The City of Cape Town urges the public to be extra cautious when traveling in the vicinity of Jakes Gerwel Drive and Voortrekker Road.

There has been an increase in ‘smash-and-grab’ incidents at this intersection in recent months. Over a 12-month-period, 78 cases were registered at Goodwood SAPS – 24 of them in March 2017. The majority of the incidents occur on Mondays, Thursdays and Saturdays and in particular between 18:00 and 00:00. The City is aware of two arrests in February 2017 for ‘smash-and-grab’ incidents at this location. The link alongside contains a clip of one such incident in February:

‘The increase in the number of incidents at this intersection appears to be directly linked to our efforts to clamp down on another hotspot further along Jakes Gerwel Drive in the vicinity of Langa. Unfortunately the proximity to the Maitland Cemetery means that the criminals have somewhere to run and hide,’ said the City’s Mayoral Committee Member for Safety and Security; and Social Services, Alderman JP Smith.

The City is working closely with the South African Police Service to tackle this issue. This includes increased CCTV surveillance to detect suspects roaming the intersection; providing video footage to detectives for follow-up investigations and providing photographs of identified suspects to CCTV operators to help identify these persons during surveillance and responding before a crime is committed. In addition, Metro Police also conduct ongoing public awareness drives at problematic intersections and warning signs have also been erected in some areas.

‘We have a duty to inform members of the public about goings-on so that motorists passing through can take appropriate action if need be. Key to preventing smash-and-grab incidents is to ensure that all valuables are locked in the boot or kept out of sight. Despite widespread awareness campaigns, we still see far too many people driving with bags on passenger seats or cellphones in plain sight,’ added Alderman Smith.

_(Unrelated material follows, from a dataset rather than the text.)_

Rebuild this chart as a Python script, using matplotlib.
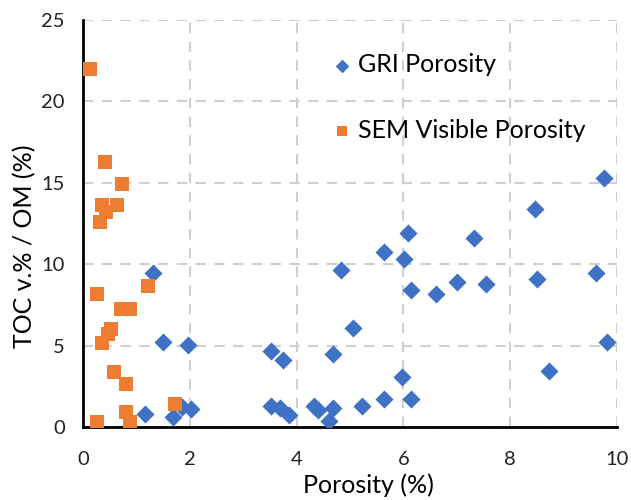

Other ‘smash-and-grab’ hotspots that have emerged in recent months include the intersections of 35th Avenue and Owen Road in Elsies River as well as 35th Avenue and Robert Sobukwe Road in Bishop Lavis. In one of the most recent incidents on Friday 12 May 2017, a motorist was robbed of their cellphone by two young men at the last-mentioned intersection. The motorist called the suspects and arranged to pay them for the return of the phone. Officers pounced on a 16-year-old while the exchange was taking place, but his accomplice fled. The motorist refused to lay charges and the officers let the suspect go.

‘This is unfortunate. I understand many people’s unwillingness to engage with the criminal justice system because of the delays and lack of guarantee that anything will come of it should they press charges. However, by letting criminals off the hook in this manner we are putting others at risk, who may fall prey to the same suspect in future. We will never adequately address this phenomenon without the assistance of the public, both in terms of pressing charges but also taking responsibility for their personal safety and belongings when driving,’ said Alderman Smith.